Straddling the equator, Ecuador has two Andes mountain ranges that split it into three zones: the western coastal lowlands, the central Andean highlands and the eastern jungles of the Amazon basin. The lowlands and islands are hot and humid and the highlands are temperate.
The Ecuadorian population is about 25 percent Amerindian and 65 percent mestizo (Amerindian and Caucasian). The remainder is of Spanish or African descent. Most people live in urban settings. Spanish is the official language but many Indians speak Quechua, the language of the Incas, and practice traditional religions. Ninety-five percent of Ecuadorians are Catholic. Compassion works throughout central and western Ecuador.

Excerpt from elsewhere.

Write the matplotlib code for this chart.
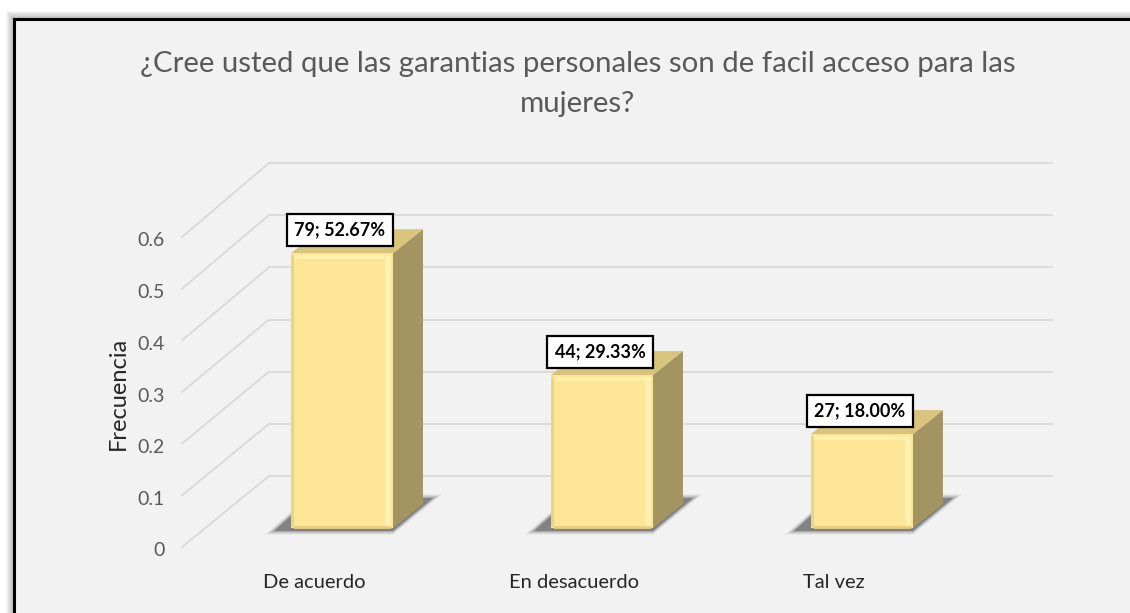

Spanish conquistador Francisco Pizarro invaded Ecuador, home of the Inca Empire, in 1532 and controlled it within two years. In 1822, Ecuador gained freedom as part of a federation known as Gran Colombia. In 1830, it gained independence as Ecuador.

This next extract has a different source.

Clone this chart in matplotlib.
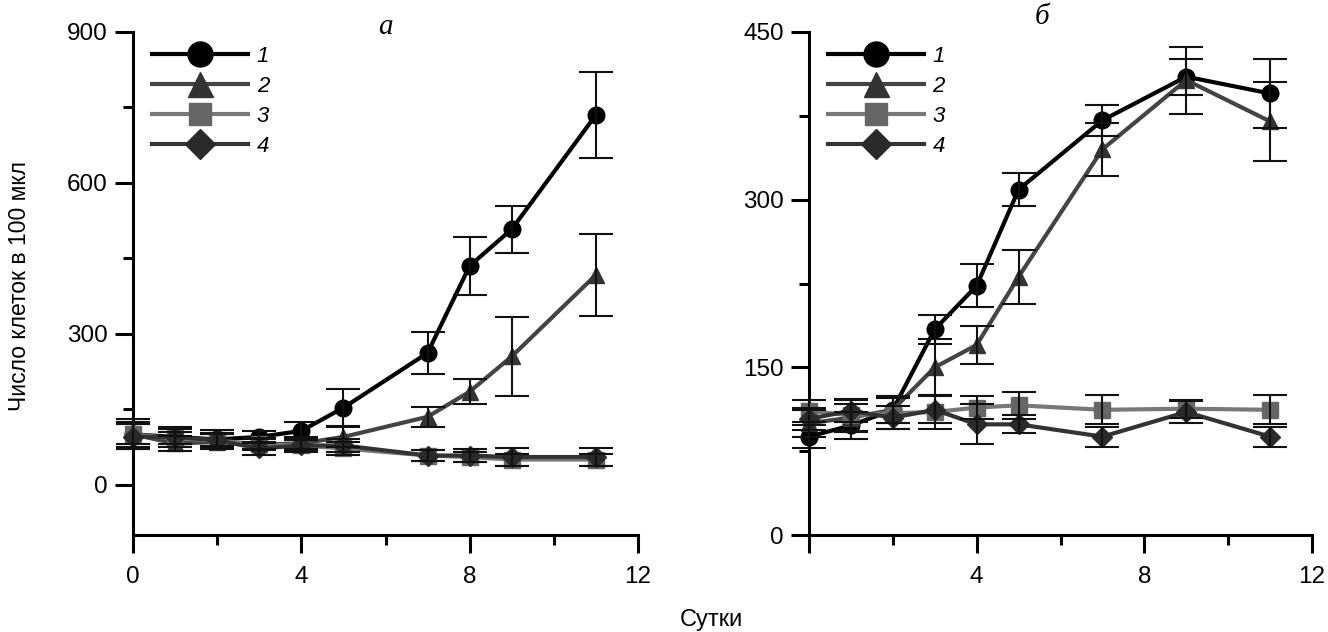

In recent decades, Ecuador's economy has relied heavily on oil export revenue, so fluctuations in world market prices have a significant economic impact. A drop in world oil prices combined with natural disasters in the late 1990s to drive Ecuador's economy into poverty. In 2000, Congress enacted reforms and adopted the U.S. dollar as legal tender, which helped stabilize the economy. In recent years, however, economic reforms have been reversed, making Ecuador again vulnerable to oil price swings and financial crises. And though Ecuador marked 25 years of civilian governance in 2004, it has been troubled by political instability, including the ouster of the last three democratically elected presidents. Rafael Correa is the current president.